Const. Bill Bentley is charged with perjury for his testimony at hearings that examined what happened when Dziekanski was stunned with a taser and died at Vancouver’s airport – specifically, when he attempted to explain discrepancies between his initial accounts in October, 2007, and an amateur video of the incident that emerged later.
Bentley was forced during the inquiry to explain why he told homicide investigators and wrote in his own notes that Dziekanski came at the officers screaming before he was stunned and that two officers took Dziekanski to the ground – both of which are contradicted by the video.
The Crown has alleged that Bentley intentionally misled homicide investigators and recorded inaccurate information in his notes, and then lied at the inquiry to cover up his dishonesty.
Three witnesses who were at the airport testified Wednesday.
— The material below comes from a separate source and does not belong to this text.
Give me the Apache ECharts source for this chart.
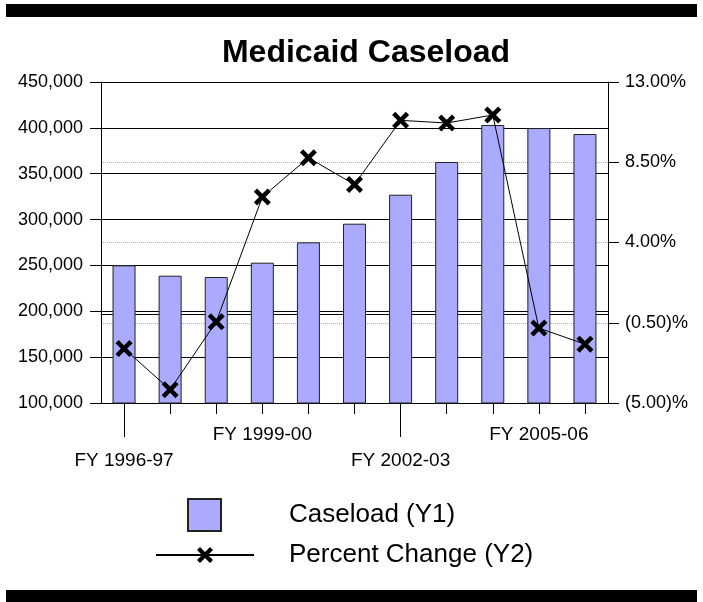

Each gave statements to police in the hours after the incident that painted Dziekanski as an aggressive, confrontational man who appeared to be ready to attack the four police officers who were on scene.
Bentley’s lawyer highlighted several such comments from the witnesses, as the defence argues the officer’s mistakes were the product of a fast-moving situation combined with the trauma of having just been involved in an in-custody death.
Sidharth Arora, an airport security guard, told a homicide investigator in October, 2007, that he saw Dziekanski pick up a stapler and swing it at the police officers before he was tackled to the ground and then stunned with the taser.
On Wednesday, Arora wasn’t asked to reconcile his initial statement with the video, which does not show Dziekanski swing the stapler and clearly shows him falling, without being tackled, once the taser is deployed.
“One of the things that you commented on in your statement to police and when you testified (at the public inquiry) was that everything happened so fast and, from your perspective, that made it hard to remember because things went by so quickly – is that true?,” asked Bentley’s lawyer, Peter Wilson.
“Yes,” replied Arora.
The Crown, in turn, noted that Arora and another witness, who were both interviewed by Bentley that night, also said Dziekanski fell as soon as he was stunned.
In his interview with Bentley – which took place before Bentley provided his own account to homicide investigators – Arora said: “I believe they tasered him once and he went down after that.”
Another witness, airport operations manager Greg Sambrook, said several times during his police statements that the officers “physically” took Dziekanski to the ground, though at other times he described Dziekanski falling.
During an interview at the airport, conducted by Bentley, Sambrook said: “He was tasered and fell to the ground.”
Bentley and the three other officers were called to the airport after Dziekanski, who had been in the airport for nearly 10 hours and spoke no English, became distraught and started throwing furniture.
Within seconds of arriving, one of the officers repeatedly stunned Dziekanski with a taser. He died on the airport floor.
Last week, a prosecutor told a pre-trial hearing that the other three officers – all of whom are also awaiting trial for perjury – made similar errors in their notes and police statements. The Crown alleged the similarities between those statements suggest the officers colluded to come up with the story they told investigators.
None of the allegations against Bentley or the other officers have been tested in court.
Bentley, Const. Kwesi Millington, Const. Gerry Rundell, and former corporal Benjamin (Monty) Robinson were each charged with perjury in May, 2011.
They are standing trial separately, with the remaining trials scheduled for November of this year and February, 2014.